I was asked to umpire once after a so-called blunder in a match earlier where Asad bhai, another person, signaled a wide (apparently wrongly) in the last over which resulted in my team winning somehow due to an extra delivery. Our opponents comprising of Pervaiz bhai, Saqib bhai, Khalid bhai and others went berserk and were fuming. Asad bhai, like everybody, is a very sportive person. The day India beat Pakistan in Asia cup, I was loitering around wearing Indian jersey, he said, “Aaj ki jeet mubarak ho par hum bhi kabhi jeetenge (congratulations on your victory but some day we will win too)” and I smiled.

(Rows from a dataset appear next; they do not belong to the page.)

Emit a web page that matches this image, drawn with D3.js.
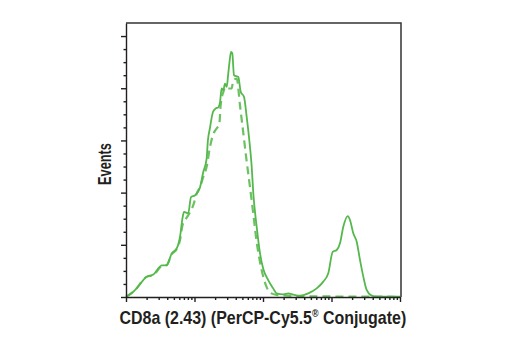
<!DOCTYPE html>
<html>
<head>
<meta charset="utf-8">
<script src="https://cdn.jsdelivr.net/npm/d3@7"></script>
<style>
  html, body { margin: 0; padding: 0; background: #fff; }
  svg { display: block; }
</style>
</head>
<body>
<svg id="chart" width="520" height="350"></svg>
<script>
// ---- data ----
const xLabel = "CD8a (2.43) (PerCP-Cy5.5";
const xLabelSup = "®";
const xLabelTail = " Conjugate)";
const yLabel = "Events";
const yTickValues = [0, 20, 40, 60, 80, 100];
const xDomain = [1, 10000];
const yDomain = [0, 105];

// solid histogram (stained)
const solidX = [1, 1.28, 1.43, 2.0, 2.5, 3.32, 3.93, 4.65, 5.5, 6.14, 6.68, 7.03, 8.11, 8.89, 10.2, 12.0, 13.4, 15.0, 15.7, 16.8,
  18.6, 20.3, 22.3, 23.6, 24.9, 26.3, 27.9, 29.5, 31.1, 32.4, 34.1, 35.6, 37.7, 43.6, 47.3, 52.8, 57.8, 63.1, 68.4, 72.2,
  80.9, 90.4, 101, 119, 140, 158, 198, 234, 277, 347, 458, 608, 759, 897, 1042, 1191, 1331, 1487, 1723, 1862,
  2080, 2332, 2606, 2913, 3263, 3864, 4568, 10000];
const solidY = [0.1, 2.0, 3.3, 7.8, 8.6, 12.1, 12.2, 16.7, 18.6, 23.0, 30.2, 32.6, 32.1, 38.3, 39.0, 41.9, 47.8, 52.8, 60.0, 64.7,
  70.9, 72.2, 72.7, 74.7, 79.9, 79.2, 81.8, 80.5, 85.6, 89.9, 93.9, 93.4, 85.0, 84.3, 78.6, 76.7, 69.0, 60.1, 49.9, 39.7,
  26.9, 16.8, 10.7, 6.5, 3.4, 1.4, 1.0, 1.4, 0.9, 0.5, 1.4, 3.3, 5.9, 9.1, 17.3, 18.0, 20.6, 26.9, 31.0, 29.5,
  24.4, 21.2, 14.2, 7.8, 2.7, 0.5, 0.1, 0.1];

// dashed histogram (control)
const dashedX = [1, 1.28, 2.0, 2.5, 3.32, 3.93, 4.65, 5.5, 6.14, 6.68, 7.15, 7.77, 8.6, 9.6, 10.8, 12.0, 13.4, 15.1, 16.8, 18.8,
  20.6, 23.0, 24.1, 26.3, 28.8, 31.1, 34.9, 36.8, 41.3, 46.1, 51.6, 57.0, 64.6, 72.2, 80.9, 90.4, 101, 113, 126, 158,
  198, 347, 10000];
const dashedY = [0.1, 2.0, 7.7, 8.4, 11.8, 12.2, 16.4, 18.4, 21.8, 27.5, 29.1, 30.6, 32.5, 35.2, 39.7, 42.1, 45.9, 50.1, 57.4, 62.4,
  64.3, 66.2, 73.5, 78.5, 80.5, 79.9, 79.9, 83.0, 83.7, 73.5, 62.8, 53.2, 42.1, 31.8, 21.0, 13.4, 7.7, 3.8, 1.7, 0.8,
  0.6, 0.3, 0.1];

// ---- layout ----
const mLeft = 126, mRight = 400, mTop = 23, mBottom = 297;
const svg = d3.select("#chart");
const green = "#55b84c";
const axisColor = "#231f20";

const x = d3.scaleLog().domain(xDomain).range([mLeft, mRight]);
const y = d3.scaleLinear().domain(yDomain).range([mBottom, mTop]);

// frame (top and right)
svg.append("path")
  .attr("d", `M${mLeft},${mTop}H${mRight + 1}V${mBottom}`)
  .attr("fill", "none").attr("stroke", "#333").attr("stroke-width", 1.5);

// curves
const line = d3.line().x(d => x(d[0])).y(d => y(d[1])).curve(d3.curveMonotoneX);
svg.append("path")
  .datum(dashedX.map((v, i) => [v, dashedY[i]]))
  .attr("d", line).attr("fill", "none")
  .attr("stroke", "#6cc162").attr("stroke-width", 2.2)
  .attr("stroke-dasharray", "8,5");
svg.append("path")
  .datum(solidX.map((v, i) => [v, solidY[i]]))
  .attr("d", line).attr("fill", "none")
  .attr("stroke", green).attr("stroke-width", 1.8);

// x axis
const xMinor = [];
for (let e = 0; e < 4; e++) for (let k = 2; k <= 9; k++) xMinor.push(k * Math.pow(10, e));
const xg = svg.append("g").attr("transform", `translate(0,${mBottom})`);
xg.append("g").call(d3.axisBottom(x).tickValues(xMinor).tickSize(3).tickFormat(""))
  .call(g => g.select(".domain").remove());
xg.append("g").call(d3.axisBottom(x).tickValues([1, 10, 100, 1000, 10000]).tickSize(5).tickSizeOuter(0).tickFormat(""));
xg.selectAll("line, path").attr("stroke", axisColor).attr("stroke-width", 1.4);

// y axis
const yMinor = d3.range(0, 101, 5).filter(v => v % 20 !== 0);
const yg = svg.append("g").attr("transform", `translate(${mLeft},0)`);
yg.append("g").call(d3.axisLeft(y).tickValues(yMinor).tickSize(2.5).tickFormat(""))
  .call(g => g.select(".domain").remove());
yg.append("g").call(d3.axisLeft(y).tickValues(yTickValues).tickSize(5).tickSizeOuter(0).tickFormat(""));
yg.selectAll("line, path").attr("stroke", axisColor).attr("stroke-width", 1.4);

// labels (condensed look via horizontal scaling of a bold sans)
const font = "'Liberation Sans', Arial, sans-serif";
const xlG = svg.append("g");
const xl = xlG.append("text")
  .attr("x", 0).attr("y", 0)
  .attr("font-family", font).attr("font-weight", "bold").attr("font-size", 18)
  .attr("fill", axisColor);
xl.append("tspan").text(xLabel);
xl.append("tspan").attr("font-size", 10).attr("dy", -7).text(xLabelSup);
xl.append("tspan").attr("dy", 7).text(xLabelTail);
const xw = xl.node().getBBox().width;
xlG.attr("transform", `translate(119.5,324) scale(${287 / xw},1)`);

const ylG = svg.append("g");
const yl = ylG.append("text")
  .attr("x", 0).attr("y", 0)
  .attr("font-family", font).attr("font-weight", "bold").attr("font-size", 18.5)
  .attr("fill", axisColor)
  .text(yLabel);
const yw = yl.node().getBBox().width;
ylG.attr("transform", `translate(110.7,185) rotate(-90) scale(${42 / yw},1)`);
</script>
</body>
</html>
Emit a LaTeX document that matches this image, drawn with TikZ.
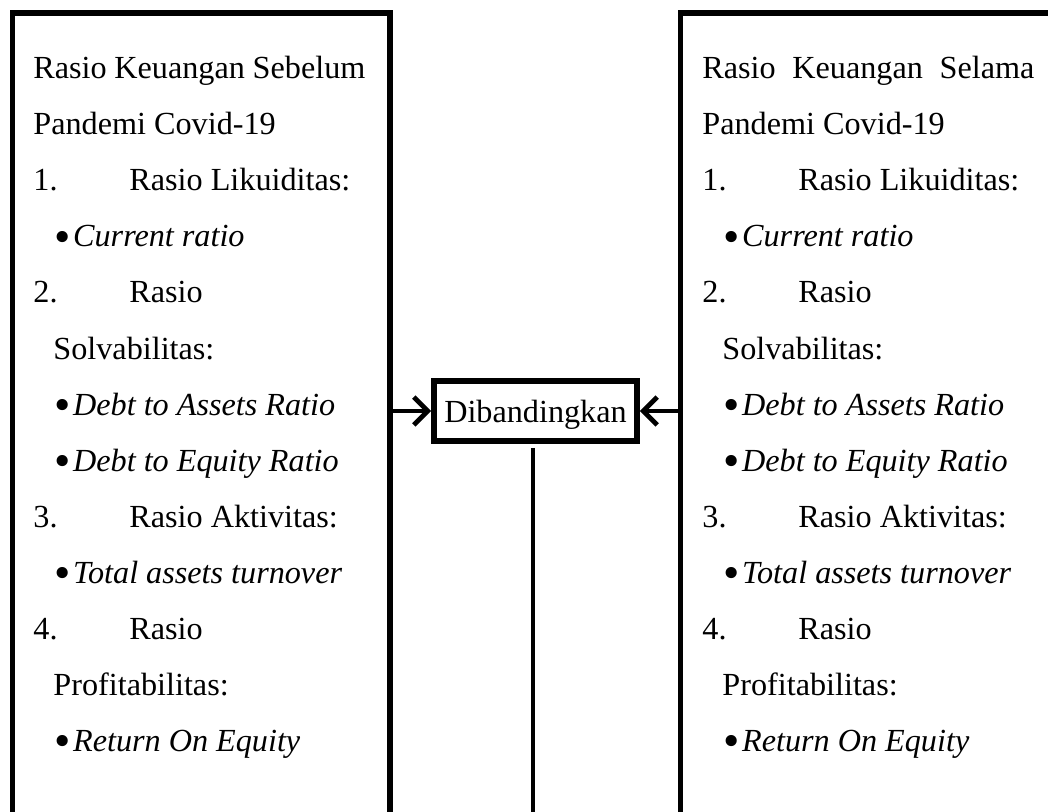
\documentclass[tikz,border=0pt]{standalone}
\usepackage{graphicx}
\usepackage{fontspec}
\setmainfont{Liberation Serif}
\usetikzlibrary{arrows.meta}

\newcommand{\numtab}[1]{\makebox[48pt][l]{#1}}
\newcommand{\bul}[1]{\hspace*{10.5pt}\raisebox{-2.6pt}{\scalebox{1.45}{\textbullet}}\hspace{1.2pt}\textit{#1}}

\begin{document}
\begin{tikzpicture}[x=0.5pt, y=-0.5pt,
    panel/.style={draw, line width=2.8pt, inner sep=0pt, outer sep=0pt, anchor=north west, minimum height=450pt},
    main node/.style={draw, line width=2.8pt, inner sep=0pt, text depth=0pt, minimum width=101.5pt, minimum height=30pt},
    txtline/.style={anchor=base west, inner sep=0pt},
    arr/.style={-{Straight Barb[length=7pt, width=14pt]}, line width=2.4pt},
    link/.style={line width=2.2pt}]
  \tikzstyle{every node}=[font=\fontsize{16.1}{20}\selectfont]

  \fill[white] (0,0) rectangle (1048,812);
  \useasboundingbox (0,0) rectangle (1048,812);
  \clip (0,0) rectangle (1048,812);

  \node[panel, minimum width=188.75pt] (1) at (12.5,13) {};
  \node[panel, minimum width=250pt] (3) at (680.5,13) {};
  \node[main node] (2) at (535.5,411) {Dibandingkan};
  \coordinate (end) at (533,830);

  % text of both panels
  \foreach \px/\head [count=\k] in {33/{Rasio Keuangan Sebelum}, 702/{Rasio Keuangan Selama}}
    \foreach \txt [count=\i from 0] in {{\makebox[166pt][s]{\head}}, Pandemi Covid-19,
        \numtab{1.}Rasio Likuiditas:, \bul{Current ratio},
        \numtab{2.}Rasio, \hspace*{10pt}Solvabilitas:,
        \bul{Debt to Assets Ratio}, \bul{Debt to Equity Ratio},
        \numtab{3.}Rasio Aktivitas:, \bul{Total assets turnover},
        \numtab{4.}Rasio, \hspace*{10pt}Profitabilitas:,
        \bul{Return On Equity}}
      \node[txtline] (t\k-\i) at (\px, 79+56*\i) {\txt};

  \draw[arr] (1.east |- 2.west) -- (2.west);
  \draw[arr] (3.west |- 2.east) -- (2.east);
  \draw[link, shorten <=2pt] (2.south -| end) -- (end);

\end{tikzpicture}
\end{document}
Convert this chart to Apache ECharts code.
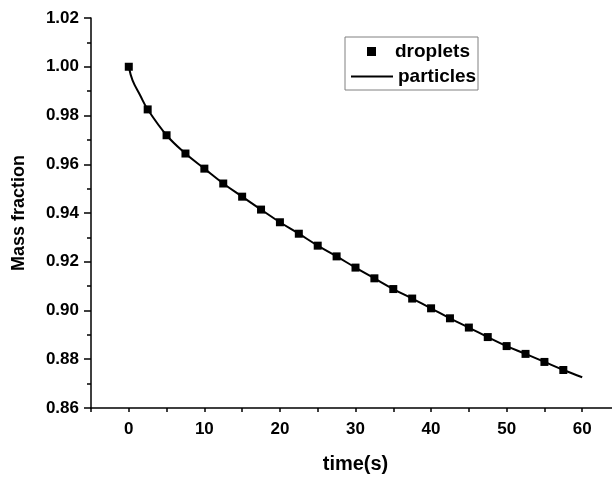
<!DOCTYPE html>
<html>
<head>
<meta charset="utf-8">
<title>Mass fraction</title>
<script src="https://cdn.jsdelivr.net/npm/echarts@6/dist/echarts.min.js"></script>
<style>
    html, body {margin: 0; padding: 0; background: #fff;}
    #massFraction {width: 612px; height: 480px;}
</style>
</head>
<body>
<div id="massFraction"></div>
<script>
// droplets (markers)
var dropletTimes = [0, 2.5, 5, 7.5, 10, 12.5, 15, 17.5, 20, 22.5, 25, 27.5, 30, 32.5, 35, 37.5, 40, 42.5, 45, 47.5, 50, 52.5, 55, 57.5];
var dropletValues = [1.000, 0.9825, 0.9719, 0.9644, 0.9582, 0.9521, 0.9467, 0.9414, 0.9362, 0.9315, 0.9266, 0.9222, 0.9176, 0.9132, 0.9088, 0.9049, 0.9009, 0.8968, 0.8930, 0.8891, 0.8854, 0.8822, 0.8789, 0.8756];
// particles (line)
var particleTimes = [0, 0.5, 1.5, 2.5, 5, 7.5, 10, 12.5, 15, 17.5, 20, 22.5, 25, 27.5, 30, 32.5, 35, 37.5, 40, 42.5, 45, 47.5, 50, 52.5, 55, 57.5, 60];
var particleValues = [1.000, 0.9944, 0.9883, 0.9825, 0.9719, 0.9644, 0.9582, 0.9521, 0.9467, 0.9414, 0.9362, 0.9315, 0.9266, 0.9222, 0.9176, 0.9132, 0.9088, 0.9049, 0.9009, 0.8968, 0.8930, 0.8891, 0.8854, 0.8822, 0.8789, 0.8756, 0.8726];

var FONT = 'Liberation Sans, Arial, sans-serif';

function pairs(xs, ys) {
    return xs.map(function (x, i) {
        return [x, ys[i]];
    });
}

massFractionChart();

/**
 * 质量分数随时间变化
 */
function massFractionChart() {
    var myChart = echarts.init(document.getElementById('massFraction'));
    var option = {
        backgroundColor: '#fff',
        animation: false,
        textStyle: {fontFamily: FONT, fontWeight: 'bold', color: '#000'},
        grid: {left: 91, right: -8, top: 18, bottom: 72, containLabel: false, outerBoundsMode: 'none'},
        graphic: [{
            type: 'rect',
            shape: {x: 345, y: 37, width: 133, height: 53},
            style: {fill: 'none', stroke: '#808080', lineWidth: 1},
            z: 10
        }],
        legend: [
            {
                data: ['droplets'],
                left: 367, top: 42, padding: 0,
                itemWidth: 9, itemHeight: 9,
                icon: 'rect',
                textStyle: {fontFamily: FONT, fontWeight: 'bold', fontSize: 19, color: '#000', padding: [0, 0, 0, 14]}
            },
            {
                data: ['particles'],
                left: 351, top: 67, padding: 0,
                itemWidth: 42, itemHeight: 2,
                icon: 'rect',
                textStyle: {fontFamily: FONT, fontWeight: 'bold', fontSize: 19, color: '#000'}
            }
        ],
        xAxis: {
            type: 'value',
            min: -5, max: 65, interval: 5,
            name: 'time(s)',
            nameLocation: 'middle',
            nameGap: 46,
            nameTextStyle: {fontFamily: FONT, fontWeight: 'bold', fontSize: 20, color: '#000'},
            axisLine: {onZero: false, lineStyle: {color: '#000', width: 1.5}},
            axisTick: {length: 4, lineStyle: {color: '#000', width: 1.5}},
            axisLabel: {
                margin: 13, fontFamily: FONT, fontWeight: 'bold', fontSize: 17, color: '#000',
                formatter: function (v) {
                    return v % 10 === 0 && v >= 0 && v <= 60 ? String(v) : '';
                }
            },
            splitLine: {show: false}
        },
        yAxis: {
            type: 'value',
            min: 0.86, max: 1.02, interval: 0.02,
            name: 'Mass fraction',
            nameLocation: 'middle',
            nameGap: 63,
            nameTextStyle: {fontFamily: FONT, fontWeight: 'bold', fontSize: 18, color: '#000'},
            axisLine: {show: true, onZero: false, lineStyle: {color: '#000', width: 1.5}},
            axisTick: {length: 7, lineStyle: {color: '#000', width: 1.5}},
            minorTick: {show: true, splitNumber: 2, length: 4, lineStyle: {color: '#000', width: 1.5}},
            axisLabel: {
                margin: 12, fontFamily: FONT, fontWeight: 'bold', fontSize: 17, color: '#000',
                formatter: function (v) {
                    return v.toFixed(2);
                }
            },
            splitLine: {show: false}
        },
        series: [
            {
                name: 'particles',
                type: 'line',
                data: pairs(particleTimes, particleValues),
                symbol: 'none',
                smooth: 0.4,
                lineStyle: {color: '#000', width: 2},
                itemStyle: {color: '#000'},
                z: 2
            },
            {
                name: 'droplets',
                type: 'scatter',
                data: pairs(dropletTimes, dropletValues),
                symbol: 'rect',
                symbolSize: 8,
                itemStyle: {color: '#000', opacity: 1},
                z: 3
            }
        ]
    };
    myChart.setOption(option, true);
}
</script>
</body>
</html>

I also vividly remember Saqib bhai taking my bat and asking, “Yeh kiska bat hai, itna chhota kyun hai (whose bat is this, and why is it so small?)” and he started calling my bat as “baby bat”. It is no different that back home in India I was the youngest bloke, I am the same here as well; a malnourished, short, innocent looking kid. Although a very good batsman, Saqib bhai launched a huge one with the baby bat off the first ball. But he ran out of luck as he tried to emulate the same and got out the very next ball.
Avinash, my friend from India, comes to play always and is brilliant; excellent batsman and bowler. Saurabh, Kiran, another Avinash (let’s call him Avinash 2.0), Dhinesh, Shani bhai, Saad bhai come once in a while and it is fun to play with them too. It is a laugh riot when Avinash 2.0 and Kiran keep quarreling with each other about Bihar and Karnataka.
There are so many other instances when I laughed really hard at whatever was happening on the field, whether I was on the winning side or the losing side. I am really sorry if I am forgetting and missing out somebody here. It is not that I meet them only when I play cricket; I meet some of them off the field as well. We catch up for dinner together, pull each other’s legs on the day of India’s or Pakistan’s match, stumble upon each other at Penny or Edeka and walk home together, and what not. Cricket is a gentleman’s game and it is amazing to not only play cricket with all these gentlemen but also spend quality time with them. I do not see them as Indians or Pakistanis; I just see them as a bunch of lovely, sportive and humble human beings.